Students aim high at Pima’s aviation center

By STEVE CHOICE

The Pima Community College Aviation Technology Center may be off the beaten path for many people, but local airline industry representatives have no trouble finding it.

“It’s a well-kept secret,” PCC aviation program assistant Benetta Jackson said of the facility, located adjacent to Tucson International Airport. “The companies definitely know where we are, though. They come looking to hire our graduates, which of course we love.”

That’s good news for students like ex-airman Danny Estudillo. After serving four years as a ground equipment technician at Davis-Monthan Air Force Base, he too found the ATC.

Estudillo studies airframe and power plant systems, one of the program’s three main concentrations. Like Jackson, he’s happy that the center is on local employers’ radars.

“It’s really cool because a lot of the companies will come here and talk to the classes,” Estudillo said. “They tell us what to expect when we go to work for them. It’s like a little first interview before you really go talk to them.”

The program’s other main areas of study are avionics (aviation electronics) and structural repair.

All three tracks offer outstanding prospects for employment, program manager Tom Hinman said. “Anyone who completes our program and wants a job in the airline industry will have one.”

The course offerings are some of the best in the country, Hinman added.

“We develop a highly sought-after skill set, and we’re one of only a handful of schools that does it,” he said. “Combine that with the demand to fill these positions and that’s some pretty strong wine.”

Many of the graduates’ entry-level salaries can also be heady stuff, Jackson said.

“We have some students starting out at $21 per hour,” she said. “A couple of years later, it can be up to $25. That’s not bad for a 21- or 22-year-old.”

The program turns people of all skill levels into highly trained mechanics, instructor Eric Ross said.

“In the beginning, 90 percent of these students don’t even know the front of the plane from the back,” he said. “But they get there, and they do it with their own two hands.”

It helps to have some “toys” to play with, like the Boeing 727 that Federal Express donated to the school about 10 years ago, Ross said.

Given all the program offers, Hinman said he believes PCC students will keep beating a path to the ATC’s doors. Looks like the secret’s out.

PCC student Danny Estudillo checks the control panel of a Boeing 727. Aztec Press photo by Steve Choice.

Aviation program seeing more veterans

The unemployment rate for Iraq and Afghanistan war veterans is approximately one-third higher than the national average, according to U.S. Department of Labor statistics.

Many ex-service members avoid joblessness and prepare themselves for the workplace by utilizing their VA educational benefits to attend school.

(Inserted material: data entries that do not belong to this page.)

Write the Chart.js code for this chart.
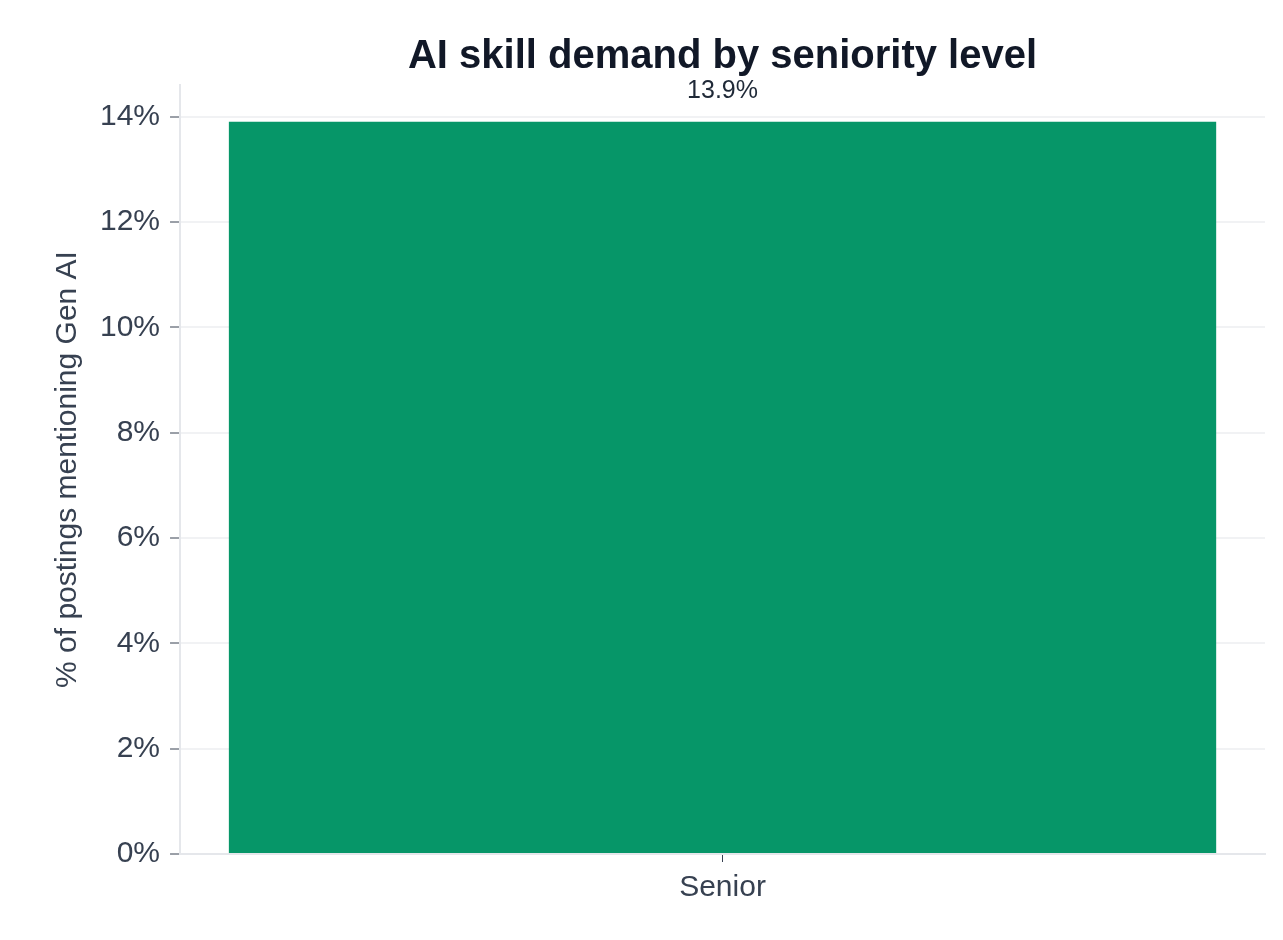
<!DOCTYPE html>
<html><head><meta charset="utf-8">
<script src="https://cdn.jsdelivr.net/npm/chart.js@4/dist/chart.umd.min.js"></script>
<style>html,body{margin:0;background:#fff}#w{width:1283px;height:940px}</style>
</head><body><div id="w"><canvas id="c"></canvas></div>
<script>
const categories = ["Senior"];
const values = [13.9];
const titleText = "AI skill demand by seniority level";
const yTitle = "% of postings mentioning Gen AI";
const FONT = "'Liberation Sans', Arial, sans-serif";
const overlay = {
  id: 'overlay',
  afterDatasetsDraw(chart) {
    const ctx = chart.ctx, a = chart.chartArea;
    ctx.save();
    ctx.textAlign = 'center';
    ctx.fillStyle = '#111827';
    ctx.font = "bold 40px " + FONT;
    ctx.textBaseline = 'alphabetic';
    ctx.fillText(titleText, (a.left + a.right) / 2, 68);
    const meta = chart.getDatasetMeta(0);
    ctx.font = "25px " + FONT;
    ctx.fillStyle = '#1f2937';
    meta.data.forEach((el, i) => {
      ctx.fillText(values[i].toFixed(1) + '%', el.x, el.y - 24);
    });
    ctx.restore();
  }
};
new Chart(document.getElementById('c'), {
  type: 'bar',
  data: { labels: categories, datasets: [{ data: values, backgroundColor: '#069668', barPercentage: 0.91, categoryPercentage: 1 }] },
  options: {
    responsive: true, maintainAspectRatio: false, animation: false,
    layout: { padding: { top: 85, right: 18, left: 46, bottom: 26 } },
    plugins: { legend: { display: false }, tooltip: { enabled: false } },
    scales: {
      x: {
        grid: { offset: false, drawOnChartArea: false, drawTicks: true, tickLength: 8, color: '#374151' },
        border: { color: '#e5e7eb', width: 2 },
        ticks: { color: '#374151', font: { size: 30, family: FONT }, padding: 8 }
      },
      y: {
        min: 0, max: 14.6,
        afterBuildTicks(s) { s.ticks = [0,2,4,6,8,10,12,14].map(v => ({ value: v })); },
        grid: { color: '#f1f2f4', lineWidth: 2, drawTicks: true, tickLength: 10, tickColor: '#374151', tickWidth: 1 },
        border: { color: '#e5e7eb', width: 2 },
        ticks: { color: '#374151', font: { size: 30, family: FONT }, padding: 10, callback: v => v + '%' },
        title: { display: true, text: yTitle, color: '#374151', font: { size: 30, family: FONT } }
      }
    }
  },
  plugins: [overlay]
});
</script></body></html>
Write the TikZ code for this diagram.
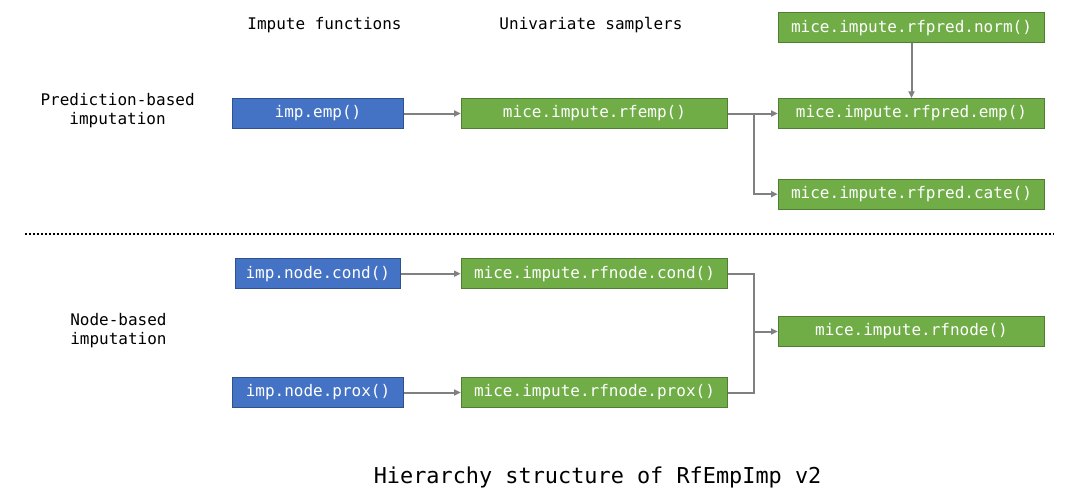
\documentclass[tikz,border=0pt]{standalone}
\usepackage{fontspec}
\setmainfont{DejaVu Sans Mono}
\usetikzlibrary{arrows.meta}
\colorlet{impblue}{rgb,255:red,68;green,114;blue,196}
\colorlet{impblueline}{rgb,255:red,47;green,82;blue,143}
\colorlet{micegreen}{rgb,255:red,112;green,173;blue,71}
\colorlet{micegreenline}{rgb,255:red,80;green,126;blue,50}
\colorlet{link}{black!50}

\begin{document}
\begin{tikzpicture}[
            x=0.75pt, y=-0.75pt,
            every node/.append style={font=\fontsize{12}{14.7}\selectfont},
            impbox/.style={draw=impblueline,fill=impblue,text=white,line width=0.7pt,
                inner sep=0pt,minimum height=22.5pt,minimum width=128pt},
            micebox/.style={draw=micegreenline,fill=micegreen,text=white,line width=0.7pt,
                inner sep=0pt,minimum height=22.5pt,minimum width=200pt},
            conn/.style={link,line width=1.5pt,-{Triangle[length=5pt,width=4.5pt]}}
        ]
            \useasboundingbox (0,0) rectangle (1077,501);
            \node (hdimp) at (324.5,24.8) {Impute functions};
            \node (hdmice) at (591,24.8) {Univariate samplers};
            \node [align=center] (predlabel) at (117.6,110.7) {Prediction-based\\imputation};
            \node [align=left,anchor=west,inner sep=0pt] (nodelabel) at (70,330.7) {Node-based\\imputation};
            \node [impbox] (impemp) at (318,113.5) {imp.emp()};
            \node [micebox] (rfemp) at (594.5,113.5) {mice.impute.rfemp()};
            \node [micebox] (prednorm) at (911.5,27.8) {mice.impute.rfpred.norm()};
            \node [micebox] (predemp) at (911.5,113.5) {mice.impute.rfpred.emp()};
            \node [micebox] (predcate) at (911.5,194.2) {mice.impute.rfpred.cate()};
            \draw [line width=1.5pt,dash pattern=on 1.5pt off 1.5pt] (24.8,233.8) -- (1054,233.8);
            \node [impbox,minimum width=124pt] (impcond) at (317.8,273.7) {imp.node.cond()};
            \node [impbox] (impprox) at (318,392.5) {imp.node.prox()};
            \node [micebox] (rfcond) at (594.5,273.7) {mice.impute.rfnode.cond()};
            \node [micebox] (rfprox) at (594.5,392.5) {mice.impute.rfnode.prox()};
            \node [micebox] (rfnode) at (911.5,331.5) {mice.impute.rfnode()};
            \node [anchor=center,font=\fontsize{16.4}{20}\selectfont] (title) at (597.6,477.5)
                {Hierarchy structure of RfEmpImp v2};
            \coordinate (predsplit) at (753.5,113.5);
            \coordinate (nodejoin) at (753.5,331.5);
            \draw [conn] (impemp) -- (rfemp);
            \draw [conn] (rfemp.east) -- (predemp.west);
            \draw [conn] (predsplit) |- (predcate.west);
            \draw [conn] (prednorm) -- (predemp);
            \draw [conn] (impcond) -- (rfcond);
            \draw [conn] (impprox) -- (rfprox);
            \draw [link,line width=1.5pt] (rfcond.east) -| (nodejoin);
            \draw [link,line width=1.5pt] (rfprox.east) -| (nodejoin);
            \draw [conn] (nodejoin) -- (rfnode.west);
        \end{tikzpicture}
\end{document}
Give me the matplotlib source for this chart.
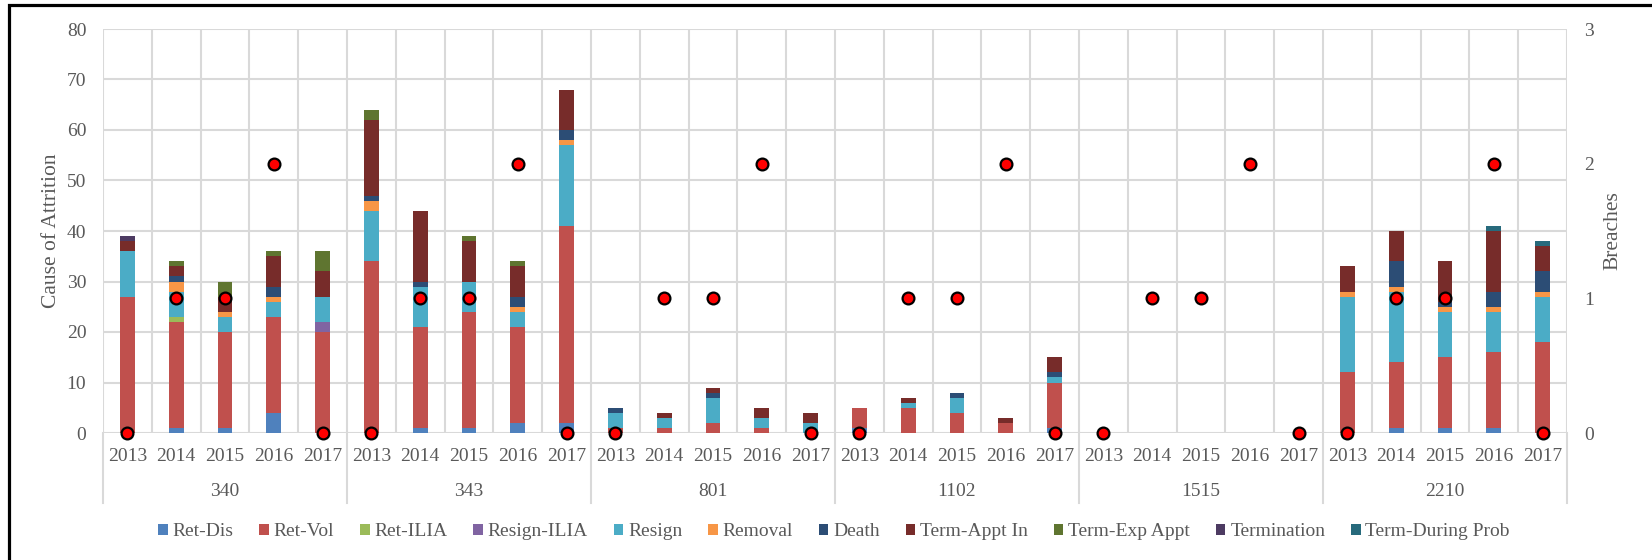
import matplotlib
matplotlib.use("Agg")
import matplotlib.pyplot as plt
import matplotlib.transforms as mtransforms
from matplotlib.patches import Rectangle
import numpy as np

plt.rcParams['font.family'] = ['Liberation Serif', 'DejaVu Serif']

groups = ["340", "343", "801", "1102", "1515", "2210"]
years = ["2013", "2014", "2015", "2016", "2017"]

series_names = ["Ret-Dis", "Ret-Vol", "Ret-ILIA", "Resign-ILIA", "Resign", "Removal",
                "Death", "Term-Appt In", "Term-Exp Appt", "Termination", "Term-During Prob"]
colors = ["#4F81BD", "#C0504D", "#9BBB59", "#8064A2", "#4BACC6", "#F79646",
          "#2C4D75", "#772C2A", "#5F7530", "#4D3B62", "#276A7C"]

# order: 340 (2013-2017), 343, 801, 1102, 1515, 2210
ret_dis      = [0, 1, 1, 4, 0,   0, 1, 1, 2, 2,   0, 0, 0, 0, 0,   1, 0, 0, 0, 1,   0, 0, 0, 0, 0,   0, 1, 1, 1, 0]
ret_vol      = [27, 21, 19, 19, 20,  34, 20, 23, 19, 39,  1, 1, 2, 1, 0,  4, 5, 4, 2, 9,  0, 0, 0, 0, 0,  12, 13, 14, 15, 18]
ret_ilia     = [0, 1, 0, 0, 0,   0, 0, 0, 0, 0,   0, 0, 0, 0, 0,   0, 0, 0, 0, 0,   0, 0, 0, 0, 0,   0, 0, 0, 0, 0]
resign_ilia  = [0, 0, 0, 0, 2,   0, 0, 0, 0, 0,   0, 0, 0, 0, 0,   0, 0, 0, 0, 0,   0, 0, 0, 0, 0,   0, 0, 0, 0, 0]
resign       = [9, 5, 3, 3, 5,   10, 8, 6, 3, 16,  3, 2, 5, 2, 2,  0, 1, 3, 0, 1,  0, 0, 0, 0, 0,  15, 14, 9, 8, 9]
removal      = [0, 2, 1, 1, 0,   2, 0, 0, 1, 1,   0, 0, 0, 0, 0,   0, 0, 0, 0, 0,   0, 0, 0, 0, 0,   1, 1, 1, 1, 1]
death        = [0, 1, 0, 2, 0,   1, 1, 0, 2, 2,   1, 0, 1, 0, 0,   0, 0, 1, 0, 1,   0, 0, 0, 0, 0,   0, 5, 1, 3, 4]
term_appt_in = [2, 2, 3, 6, 5,   15, 14, 8, 6, 8,  0, 1, 1, 2, 2,  0, 1, 0, 1, 3,  0, 0, 0, 0, 0,  5, 6, 8, 12, 5]
term_exp     = [0, 1, 3, 1, 4,   2, 0, 1, 1, 0,   0, 0, 0, 0, 0,   0, 0, 0, 0, 0,   0, 0, 0, 0, 0,   0, 0, 0, 0, 0]
termination  = [1, 0, 0, 0, 0,   0, 0, 0, 0, 0,   0, 0, 0, 0, 0,   0, 0, 0, 0, 0,   0, 0, 0, 0, 0,   0, 0, 0, 0, 0]
term_prob    = [0, 0, 0, 0, 0,   0, 0, 0, 0, 0,   0, 0, 0, 0, 0,   0, 0, 0, 0, 0,   0, 0, 0, 0, 0,   0, 0, 0, 1, 1]

breaches = [0, 1, 1, 2, 0,  0, 1, 1, 2, 0,  0, 1, 1, 2, 0,  0, 1, 1, 2, 0,  0, 1, 1, 2, 0,  0, 1, 1, 2, 0]

series = [ret_dis, ret_vol, ret_ilia, resign_ilia, resign, removal, death,
          term_appt_in, term_exp, termination, term_prob]

TXT = "#595959"
GRID = "#D9D9D9"
FS = 14

W, H = 1652, 560
fig = plt.figure(figsize=(W / 100, H / 100), dpi=100)
L, R, T, B = 103, 1567, 29, 433
ax = fig.add_axes([L / W, 1 - B / H, (R - L) / W, (B - T) / H])

n = len(breaches)
x = np.arange(n)
bottom = np.zeros(n)
for name, vals, c in zip(series_names, series, colors):
    v = np.array(vals, dtype=float)
    ax.bar(x, v, width=0.3, bottom=bottom, color=c, label=name, linewidth=0, zorder=3)
    bottom += v

ax.set_xlim(-0.5, n - 0.5)
ax.set_ylim(0, 80)
ax.set_yticks(range(0, 81, 10))
ax.yaxis.grid(True, color=GRID, linewidth=1.5, zorder=0)
for k in range(n + 1):
    ax.axvline(k - 0.5, color=GRID, linewidth=1.5, zorder=0)
for s in ax.spines.values():
    s.set_visible(False)
ax.tick_params(axis='y', length=0, labelsize=FS, labelcolor=TXT, pad=12)
ax.set_xticks(x)
ax.set_xticklabels(years * len(groups))
ax.tick_params(axis='x', length=0, labelsize=FS, labelcolor=TXT, pad=11)
ax.set_ylabel("Cause of Attrition", fontsize=15.5, color=TXT)
ax.yaxis.set_label_coords((61 - L) / (R - L), 0.5)

trans = mtransforms.blended_transform_factory(ax.transData, ax.transAxes)
sep_bottom = -(503 - B) / (B - T)
for gi in range(len(groups) + 1):
    xs = gi * 5 - 0.5
    ax.plot([xs, xs], [0, sep_bottom], transform=trans, color=GRID, lw=1.5, clip_on=False, zorder=1)
for gi, g in enumerate(groups):
    ax.text(gi * 5 + 2, -(492 - B) / (B - T), g, transform=trans, ha='center', va='center',
            fontsize=FS, color=TXT)

ax2 = ax.twinx()
ax2.set_ylim(0, 3)
ax2.set_yticks([0, 1, 2, 3])
for s in ax2.spines.values():
    s.set_visible(False)
ax2.tick_params(axis='y', length=0, labelsize=FS, labelcolor=TXT, pad=12.5)
ax2.plot(x, breaches, linestyle='none', marker='o', markersize=8.5, markerfacecolor='#FF0000',
         markeredgecolor='black', markeredgewidth=1.6, zorder=5, clip_on=False, label="Breaches")
ax2.set_ylabel("Breaches", fontsize=15.5, color=TXT)
ax2.yaxis.set_label_coords((1603 - L) / (R - L), 0.5)

handles, labels = ax.get_legend_handles_labels()
leg_x0, leg_x1 = 158, 1510
leg = fig.legend(handles, labels, loc='center',
                 bbox_to_anchor=(leg_x0 / W, 1 - 544 / H, (leg_x1 - leg_x0) / W, 24 / H),
                 mode='expand', borderaxespad=0, borderpad=0,
                 ncol=len(series_names), frameon=False, fontsize=FS, handlelength=0.5,
                 handleheight=0.5, handletextpad=0.25, columnspacing=1.0, labelcolor=TXT)

fig.add_artist(Rectangle((9 / W, -0.2), 1.5, 1.2 - 5 / H, transform=fig.transFigure,
                         fill=False, edgecolor='black', linewidth=2.3))

fig.savefig("out.png", dpi=100)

The Pima Community College aviation program currently has 17 ex-service members using the Post-9/11 GI Bill. Many of the veterans were deployed to combat zones.

“Every year we have more and more veterans,” program assistant Benetta Jackson said. “It makes sense, because it’s a good program for them. They often come in with aviation experience, and their background gives them an edge.”

The U.S. military finalized operations in Iraq in December. White House officials have announced American forces will completely withdraw from Afghanistan by the end of 2014.